- _To do_
Every line of the material is to be quoted verbatim, minus the pictures.

--- start ---

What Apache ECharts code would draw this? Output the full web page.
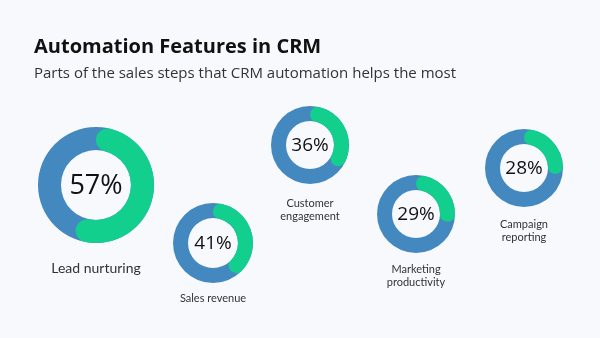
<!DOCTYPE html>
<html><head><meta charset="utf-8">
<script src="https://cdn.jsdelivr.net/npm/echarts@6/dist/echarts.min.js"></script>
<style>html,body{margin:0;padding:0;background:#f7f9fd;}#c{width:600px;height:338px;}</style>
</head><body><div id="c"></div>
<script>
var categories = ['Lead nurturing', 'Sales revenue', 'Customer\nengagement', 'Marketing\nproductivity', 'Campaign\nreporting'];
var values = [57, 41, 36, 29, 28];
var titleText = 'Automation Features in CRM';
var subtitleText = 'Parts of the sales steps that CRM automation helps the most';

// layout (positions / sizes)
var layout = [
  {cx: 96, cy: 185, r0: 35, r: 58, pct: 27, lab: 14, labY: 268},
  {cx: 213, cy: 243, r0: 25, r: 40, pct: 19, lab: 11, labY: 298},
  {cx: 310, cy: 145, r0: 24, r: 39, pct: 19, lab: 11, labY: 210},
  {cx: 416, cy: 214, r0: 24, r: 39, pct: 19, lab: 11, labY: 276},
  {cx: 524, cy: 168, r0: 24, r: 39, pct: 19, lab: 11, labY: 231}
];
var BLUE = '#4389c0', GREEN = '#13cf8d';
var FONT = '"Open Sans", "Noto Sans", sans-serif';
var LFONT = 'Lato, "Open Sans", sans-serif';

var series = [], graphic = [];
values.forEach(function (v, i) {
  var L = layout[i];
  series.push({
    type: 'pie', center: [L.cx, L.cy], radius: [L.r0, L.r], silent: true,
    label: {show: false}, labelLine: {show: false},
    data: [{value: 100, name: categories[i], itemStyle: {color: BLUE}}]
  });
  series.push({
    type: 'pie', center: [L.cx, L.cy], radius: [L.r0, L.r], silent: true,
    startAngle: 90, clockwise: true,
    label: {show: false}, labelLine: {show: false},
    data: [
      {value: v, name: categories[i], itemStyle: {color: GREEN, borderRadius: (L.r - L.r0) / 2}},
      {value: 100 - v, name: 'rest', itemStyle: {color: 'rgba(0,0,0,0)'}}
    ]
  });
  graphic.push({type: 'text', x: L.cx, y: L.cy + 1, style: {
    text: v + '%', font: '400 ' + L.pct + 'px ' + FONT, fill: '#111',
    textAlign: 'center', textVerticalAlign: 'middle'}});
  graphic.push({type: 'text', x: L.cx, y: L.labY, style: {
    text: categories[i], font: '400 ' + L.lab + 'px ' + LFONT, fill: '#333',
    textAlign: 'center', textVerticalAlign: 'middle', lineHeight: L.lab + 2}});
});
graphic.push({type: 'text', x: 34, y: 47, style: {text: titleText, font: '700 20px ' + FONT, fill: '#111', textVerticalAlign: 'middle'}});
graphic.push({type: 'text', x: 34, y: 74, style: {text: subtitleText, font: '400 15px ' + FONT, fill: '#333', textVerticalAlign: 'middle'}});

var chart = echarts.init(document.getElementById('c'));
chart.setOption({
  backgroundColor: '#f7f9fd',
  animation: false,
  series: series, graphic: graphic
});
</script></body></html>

--- end ---

- _Reply_
What Apache ECharts code would draw this? Output the full web page.
<!DOCTYPE html>
<html><head><meta charset="utf-8">
<script src="https://cdn.jsdelivr.net/npm/echarts@6/dist/echarts.min.js"></script>
<style>html,body{margin:0;padding:0;background:#f7f9fd;}#c{width:600px;height:338px;}</style>
</head><body><div id="c"></div>
<script>
var categories = ['Lead nurturing', 'Sales revenue', 'Customer\nengagement', 'Marketing\nproductivity', 'Campaign\nreporting'];
var values = [57, 41, 36, 29, 28];
var titleText = 'Automation Features in CRM';
var subtitleText = 'Parts of the sales steps that CRM automation helps the most';

// layout (positions / sizes)
var layout = [
  {cx: 96, cy: 185, r0: 35, r: 58, pct: 27, lab: 14, labY: 268},
  {cx: 213, cy: 243, r0: 25, r: 40, pct: 19, lab: 11, labY: 298},
  {cx: 310, cy: 145, r0: 24, r: 39, pct: 19, lab: 11, labY: 210},
  {cx: 416, cy: 214, r0: 24, r: 39, pct: 19, lab: 11, labY: 276},
  {cx: 524, cy: 168, r0: 24, r: 39, pct: 19, lab: 11, labY: 231}
];
var BLUE = '#4389c0', GREEN = '#13cf8d';
var FONT = '"Open Sans", "Noto Sans", sans-serif';
var LFONT = 'Lato, "Open Sans", sans-serif';

var series = [], graphic = [];
values.forEach(function (v, i) {
  var L = layout[i];
  series.push({
    type: 'pie', center: [L.cx, L.cy], radius: [L.r0, L.r], silent: true,
    label: {show: false}, labelLine: {show: false},
    data: [{value: 100, name: categories[i], itemStyle: {color: BLUE}}]
  });
  series.push({
    type: 'pie', center: [L.cx, L.cy], radius: [L.r0, L.r], silent: true,
    startAngle: 90, clockwise: true,
    label: {show: false}, labelLine: {show: false},
    data: [
      {value: v, name: categories[i], itemStyle: {color: GREEN, borderRadius: (L.r - L.r0) / 2}},
      {value: 100 - v, name: 'rest', itemStyle: {color: 'rgba(0,0,0,0)'}}
    ]
  });
  graphic.push({type: 'text', x: L.cx, y: L.cy + 1, style: {
    text: v + '%', font: '400 ' + L.pct + 'px ' + FONT, fill: '#111',
    textAlign: 'center', textVerticalAlign: 'middle'}});
  graphic.push({type: 'text', x: L.cx, y: L.labY, style: {
    text: categories[i], font: '400 ' + L.lab + 'px ' + LFONT, fill: '#333',
    textAlign: 'center', textVerticalAlign: 'middle', lineHeight: L.lab + 2}});
});
graphic.push({type: 'text', x: 34, y: 47, style: {text: titleText, font: '700 20px ' + FONT, fill: '#111', textVerticalAlign: 'middle'}});
graphic.push({type: 'text', x: 34, y: 74, style: {text: subtitleText, font: '400 15px ' + FONT, fill: '#333', textVerticalAlign: 'middle'}});

var chart = echarts.init(document.getElementById('c'));
chart.setOption({
  backgroundColor: '#f7f9fd',
  animation: false,
  series: series, graphic: graphic
});
</script></body></html>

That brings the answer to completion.